Dormono ovunque. Anche in piedi, appoggiati alle sbarre della metropolitana piena. Dormono tra una fermata e l’altra, tra Asakusa e Shimbashi anche venticinque minuti. Altrimenti gli otto minuti certificati sul tabellone (e rispettati) tra Ogikubo e Shin-Nakano. Dormono sul divano di Starbuck’s, in un caffè libreria di Roppongi. Tokyo è insospettabilmente narcolettica. Stanchezza da pendolari, sonni arretrati da super lavoro, il sonno come compagno ogni ora del giorno. Il sonno è un altro compagno di Haruki Murakami.

“Non hai mai letto Murakami? Non è possibile. Devi leggerlo, leggilo tutto”. Cristina ha studiato in Giappone, come altre persone che hanno contribuito a questo viaggio. Tempo fa parlò di Murakami senza riuscire a spiegare fino in fondo perché bisognava leggerlo. E’ impossibile spiegarlo. Disse solo: “Alla fine capirai che i giapponesi ci assomigliano in una cosa, hanno l’anima usurata”. Anima usurata, stanca. Murakami lo dice così: “Non lasciare che la stanchezza ti entri nel cuore”. Falla entrare ovunque, ossa, spalle, occhi, nervi. Ma non nel cuore. Per quanto stanchi siano i personaggi di Murakami, e lo sono oltre ogni limite di sopportazione, cercano di conservare intatto il loro cuore. Non sempre ci riescono.

C’è una ragazza in After Dark che dorme da due mesi. Una sera intorno alle sette si è alzata da tavola dicendo semplicemente: “Ora per un po’ voglio dormire”. E dorme da allora. Bellissima come le principesse sotto incantesimo che abbiamo nascoste nel nostro passato e nella nostra grande scatola nera. Ma qui siamo a Tokyo e nessun principe verrà a svegliarla. Questa è terra di onore e di Kabuki.

C’è una donna in Sonno, il racconto contenuto nella raccolta L’elefante scomparso che da diciassette giorni non riesce a dormire. Non c’è nulla che non funzioni nella sua vita. Un marito che non le fa mancare nulla, un figlio che cresce, un benessere economico raggiunto lavorando con la soddisfazioni di chi è partito dal nulla. Ma non dorme. Anzi, vive dormendo perché l’insonnia non lascia mai riposare. Entrambe attendono il risveglio. Come gli abitanti di Tokyo, stremati da un’altra giornata. Come tutti quelli che per paura dormono o stanno svegli, che per felicità dormono o stanno svegli, che aspettano di svegliarsi da un incubo, che vorrebbero risvegliarsi in un sogno, che vorrebbero addormentarsi come tanto tempo fa, quando tutto era più facile e non si erano ancora perduti tutti quei pezzi per strada. Pensieri notturni, fortuna che prima o poi viene l’alba e Aurora caccia via tutti gli abitanti del nostro infinito dormiveglia.

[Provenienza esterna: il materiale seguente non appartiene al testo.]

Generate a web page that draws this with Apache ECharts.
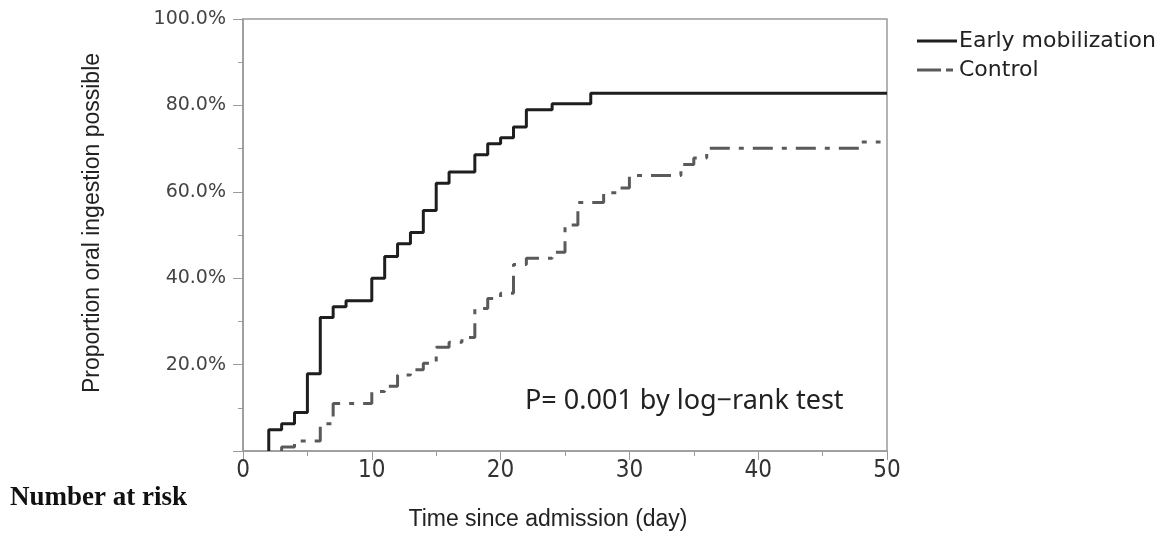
<!DOCTYPE html>
<html>
<head>
<meta charset="utf-8">
<script src="https://cdn.jsdelivr.net/npm/echarts@6/dist/echarts.min.js"></script>
<style>
  html, body { margin: 0; padding: 0; background: #fff; }
  #main { width: 1173px; height: 536px; }
</style>
</head>
<body>
<div id="main"></div>
<script>
// 数据: [day, percent]
var seriesNames = ['Early mobilization', 'Control'];
var earlyData = [
    [2, 0], [2, 4.9], [3, 6.3], [4, 8.9], [5, 17.9], [6, 30.9], [7, 33.4], [8, 34.8],
    [10, 40.0], [11, 45.0], [12, 48.0], [13, 50.6], [14, 55.7], [15, 62.0], [16, 64.6],
    [18, 68.6], [19, 71.1], [20, 72.5], [21, 75.0], [22, 79.0], [24, 80.4], [27, 82.8],
    [50, 82.8]
];
var controlData = [
    [3, 0], [3, 0.9], [4, 2.3], [6, 6.3], [7, 11.0], [10, 13.8], [11, 15.0], [12, 17.6],
    [13, 18.8], [14, 20.3], [15, 24.0], [16, 25.2], [17, 26.3], [18, 33.0], [19, 35.3],
    [20, 36.5], [21, 43.2], [22, 44.6], [24, 46.0], [25, 52.3], [26, 57.5], [28, 59.8],
    [29, 60.9], [30, 63.8], [34, 66.3], [35, 67.8], [36, 70.1], [48, 71.5], [49.5, 71.5]
];
var xTicks = [0, 10, 20, 30, 40, 50];
var yTicks = [20, 40, 60, 80, 100];

var myChart = echarts.init(document.getElementById('main'));

var option = {
    animation: false,
    grid: {
        left: 243, right: 286, top: 19, bottom: 83,
        show: true,
        borderColor: '#9a9a9a',
        borderWidth: 1.5
    },
    // 图例: 线条图标
    legend: {
        data: [
            { name: seriesNames[0], icon: 'path://M0,0H40V3H0Z' },
            { name: seriesNames[1], icon: 'path://M0,0H24V3H0Z M29,0H36V3H29Z M40,0H40.01V3H40Z' }
        ],
        orient: 'vertical',
        left: 917,
        top: 30,
        padding: 0,
        itemWidth: 40,
        itemHeight: 3,
        itemGap: 7,
        textStyle: { fontFamily: 'DejaVu Sans', fontSize: 22, color: '#222', padding: [0, 0, 0, -3] }
    },
    xAxis: {
        type: 'value',
        min: 0, max: 50, interval: 10,
        name: 'Time since admission (day)',
        nameLocation: 'middle',
        nameGap: 57,
        nameTextStyle: {
            fontFamily: 'Liberation Sans', fontSize: 23, color: '#222',
            padding: [0, 34, 0, 0]
        },
        axisLine: { show: true, lineStyle: { color: '#9a9a9a', width: 1.5 } },
        axisTick: { show: true, length: 9, lineStyle: { color: '#9a9a9a' } },
        minorTick: { show: true, splitNumber: 2, length: 5, lineStyle: { color: '#9a9a9a' } },
        splitLine: { show: false },
        axisLabel: {
            margin: 8,
            fontFamily: "'DejaVu Sans Condensed', 'Liberation Sans'", fontSize: 24, color: '#333',
            formatter: function (v) { return xTicks.indexOf(v) >= 0 ? String(v) : ''; }
        }
    },
    yAxis: {
        type: 'value',
        min: 0, max: 100, interval: 20,
        name: 'Proportion oral ingestion possible',
        nameLocation: 'middle',
        nameGap: 139,
        nameTextStyle: {
            fontFamily: 'Liberation Sans', fontSize: 23, color: '#222',
            padding: [0, 0, 0, 24]
        },
        axisLine: { show: true, lineStyle: { color: '#9a9a9a', width: 1.5 } },
        axisTick: { show: true, length: 10, lineStyle: { color: '#9a9a9a' } },
        minorTick: { show: true, splitNumber: 2, length: 5, lineStyle: { color: '#9a9a9a' } },
        splitLine: { show: false },
        axisLabel: {
            margin: 17,
            fontFamily: 'DejaVu Sans', fontSize: 19, color: '#444',
            formatter: function (v) { return yTicks.indexOf(v) >= 0 ? v.toFixed(1) + '%' : ''; }
        }
    },
    series: [{
        name: seriesNames[0],
        type: 'line',
        step: 'end',
        symbol: 'none',
        data: earlyData,
        lineStyle: { color: '#1e1e1e', width: 3 },
        itemStyle: { color: '#1e1e1e' }
    }, {
        name: seriesNames[1],
        type: 'line',
        step: 'end',
        symbol: 'none',
        data: controlData,
        lineStyle: { color: '#5a5a5a', width: 3, type: [20, 9, 5, 9] },
        itemStyle: { color: '#5a5a5a' }
    }],
    graphic: [{
        type: 'text',
        left: 525,
        top: 388,
        style: {
            text: 'P= 0.001 by log\u2212rank test',
            font: '27px "Noto Sans"',
            fill: '#222'
        }
    }, {
        type: 'text',
        left: 10,
        top: 485,
        style: {
            text: 'Number at risk',
            font: 'bold 27px "Liberation Serif"',
            fill: '#111'
        }
    }]
};

myChart.setOption(option);
</script>
</body>
</html>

immagine-291Da After Dark: “A un certo punto però le sue piccole labbra si muovono impercettibilmente, come in risposta a uno stimolo. Un fremito brevissimo, un decimo di secondo, ma non è sfuggito a noi che siamo un puro punto di osservazione, al nostro sguardo acuto. Potrebbe essere un minimo movimento fetale di qualcosa che sta per nascere. Oppure l’avvisaglia di quel minimo movimento fetale. In ogni caso, qualcosa sta cercando di inviare un segnale da questa parte sgusciando fuori da una piccola fessura nella coscienza. Abbiamo questa netta impressione. Quell’avvisaglia, noi intendiamo seguirla attentamente, di nascosto, mentre prende corpo nella luce nuova del mattino impiegando tutto il tempo necessario, senza lasciaci distogliere da altri propositi. La notte finalmente è terminata. Prima che le tenebre tornino a visitarci, c’è ancora tempo”.